(1.) This appeal takes exception to the Judgment and order passed by the Additional Sessions Judge for Greater Bombay dated october 30, 2003 in Sessions Case No. 638 of 1996. The appellant was charge-sheeted and tried for offences punishable under sections 394 and 397 of the indian Penal Code. The appellant was tried for the following charges.

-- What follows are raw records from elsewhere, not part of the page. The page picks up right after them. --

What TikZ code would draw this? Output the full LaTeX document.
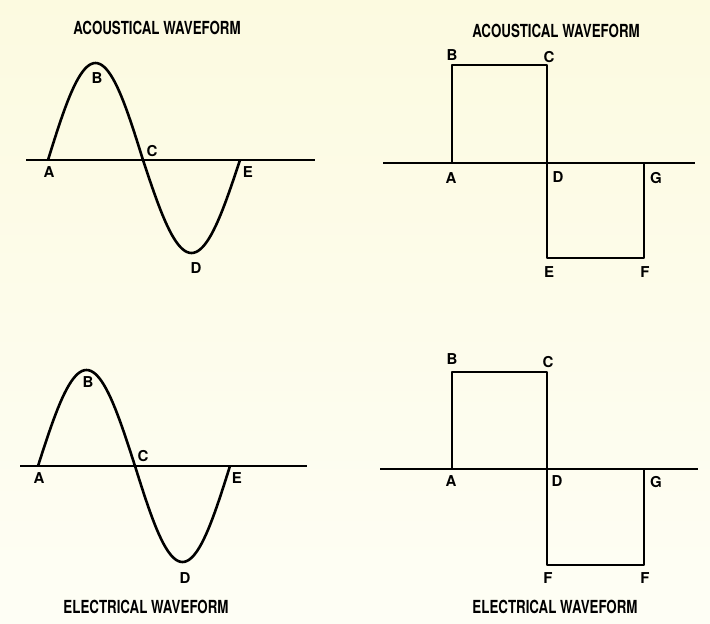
\documentclass[tikz,border=0pt]{standalone}
\usepackage{fontspec}
\setsansfont{TeX Gyre Heros}
\usepackage{tikz}

\definecolor{papertop}{RGB}{252,250,224}
\definecolor{paperbot}{RGB}{254,254,245}

\tikzset{
  axis/.style={line width=2pt},
  wave/.style={line width=2.6pt,line join=round},
  lbl/.style={font=\sffamily\bfseries\fontsize{15}{15}\selectfont,inner sep=0pt},
  title/.style={font=\sffamily\bfseries\fontsize{18}{18}\selectfont,inner sep=0pt,
    xscale=0.74,transform shape}
}

\begin{document}
\begin{tikzpicture}[x=1pt,y=-1pt]
  \shade[top color=papertop,bottom color=paperbot] (0,0) rectangle (710,624);
  \useasboundingbox (0,0) rectangle (710,624);

  % top left: acoustical sine
  \coordinate (sa) at (26,160);   \coordinate (sb) at (315,160);
  \draw[axis] (sa) -- (sb);
  \draw[wave] plot[domain=0:180,samples=45] ({48+\x/180*95},{160-97*sin(\x)})
    -- plot[domain=0:180,samples=45] ({143+\x/180*97},{160+93*sin(\x)});
  \node[title] (t1) at (157,28) {ACOUSTICAL WAVEFORM};
  \node[lbl] (a1) at (49,172) {A};
  \node[lbl] (b1) at (97,78) {B};
  \node[lbl] (c1) at (152,151) {C};
  \node[lbl] (d1) at (196,268) {D};
  \node[lbl] (e1) at (248,172) {E};

  % top right: acoustical square
  \coordinate (qa) at (383,163);  \coordinate (qb) at (695,163);
  \coordinate (A2) at (452,163);  \coordinate (B2) at (452,65);
  \coordinate (C2) at (547,65);   \coordinate (E2) at (547,258);
  \coordinate (F2) at (644,258);  \coordinate (G2) at (644,163);
  \draw[axis] (qa) -- (qb);
  \draw[wave] (A2) -- (B2) -- (C2) -- (E2) -- (F2) -- (G2);
  \node[title] (t2) at (556,31) {ACOUSTICAL WAVEFORM};
  \node[lbl] (b2) at (452,55) {B};
  \node[lbl] (c2) at (549,57) {C};
  \node[lbl] (a2) at (451,178) {A};
  \node[lbl] (d2) at (558,177) {D};
  \node[lbl] (g2) at (656,178) {G};
  \node[lbl] (e2) at (549,272) {E};
  \node[lbl] (f2) at (645,272) {F};

  % bottom left: electrical sine
  \coordinate (sc) at (20,466);   \coordinate (sd) at (307,466);
  \draw[axis] (sc) -- (sd);
  \draw[wave] plot[domain=0:180,samples=45] ({38+\x/180*97},{466-96*sin(\x)})
    -- plot[domain=0:180,samples=45] ({135+\x/180*95},{466+96*sin(\x)});
  \node[title] (t3) at (146,607) {ELECTRICAL WAVEFORM};
  \node[lbl] (a3) at (39,478) {A};
  \node[lbl] (b3) at (88,382) {B};
  \node[lbl] (c3) at (143,456) {C};
  \node[lbl] (d3) at (185,578) {D};
  \node[lbl] (e3) at (237,478) {E};

  % bottom right: electrical square
  \coordinate (qc) at (380,469);  \coordinate (qd) at (698,469);
  \coordinate (A4) at (452,469);  \coordinate (B4) at (452,372);
  \coordinate (C4) at (547,372);  \coordinate (E4) at (547,565);
  \coordinate (F4) at (644,565);  \coordinate (G4) at (644,469);
  \draw[axis] (qc) -- (qd);
  \draw[wave] (A4) -- (B4) -- (C4) -- (E4) -- (F4) -- (G4);
  \node[title] (t4) at (555,607) {ELECTRICAL WAVEFORM};
  \node[lbl] (b4) at (452,359) {B};
  \node[lbl] (c4) at (548,362) {C};
  \node[lbl] (a4) at (451,481) {A};
  \node[lbl] (d4) at (557,481) {D};
  \node[lbl] (g4) at (656,482) {G};
  \node[lbl] (e4) at (548,578) {F};
  \node[lbl] (f4) at (645,578) {F};
\end{tikzpicture}
\end{document}
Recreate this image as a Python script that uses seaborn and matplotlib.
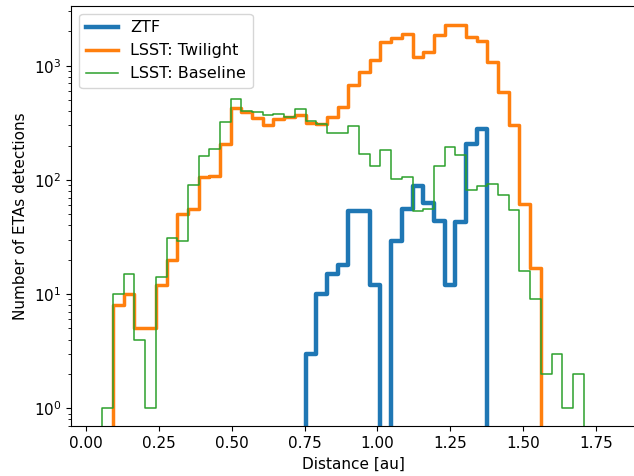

(2.) Having considered the rival submission and going through the evidence on record, I have no hesitation in upholding the opinion recorded by the trial court that the evidence of P. W. 1 and P. W. 3 does indicate the complicity of the appellant in assaulting the complainant after entering his shop on the fateful day. The complainant and P. W. 1 were staying in the rear portion of the said shop. P. W. 1-wife of the complainant was present in the house. When she heard shouts of the complainant, she rushed outside and saw that the appellant was walking out of the shop holding dangerous weapon i. e. chopper in his hand. The complainant was badly injured and was profusely bleeding. Prosecution has examined P. W. 3 to support the version of p. W. 1. He has deposed that after the complainant was injured and was lying near the shop, the crowd had gathered but nobody came forward for help. He volunteered to help the complainant to shift to the nearby hospital. While on his way to the hospital the complainant disclosed to him that he (complainant) was attacked by the appellant. There is no challenge to this version of the P. W. 3. The fact that the complainant was badly injured is seen from the medical report and register maintained by the hospital. To this limited extent, I have no hesitation to uphold the finding recorded by the trial Court that the appellant was responsible for the assault on the complainant causing injury to the complainant. Incidentally, the complainant could not be examined by the prosecution, as he was dead by the time the trial commenced. We are therefore, left with the evidence of P. W. 1-his wife and P. W. 3.
(3.) Indeed, the counsel for the appellant would contend that the prosecution evidence was not sufficient to proceed against the appellant even on the allegation that the appellant was responsible for the injury caused to the complainant. It is submitted that P. W. 1 cannot be said to be the eye-witness to the actual assault as such. Besides, P. W. 1 has not named the appellant immediately, even though she had opportunity to do so while admitting the complainant in the hospital. Similarly, P. W. 1 has not named the appellant in the statement before the police immediately. In fact, the statement of P. W. I was recorded belatedly. There was inordinate delay. I am not impressed by any of these contentions.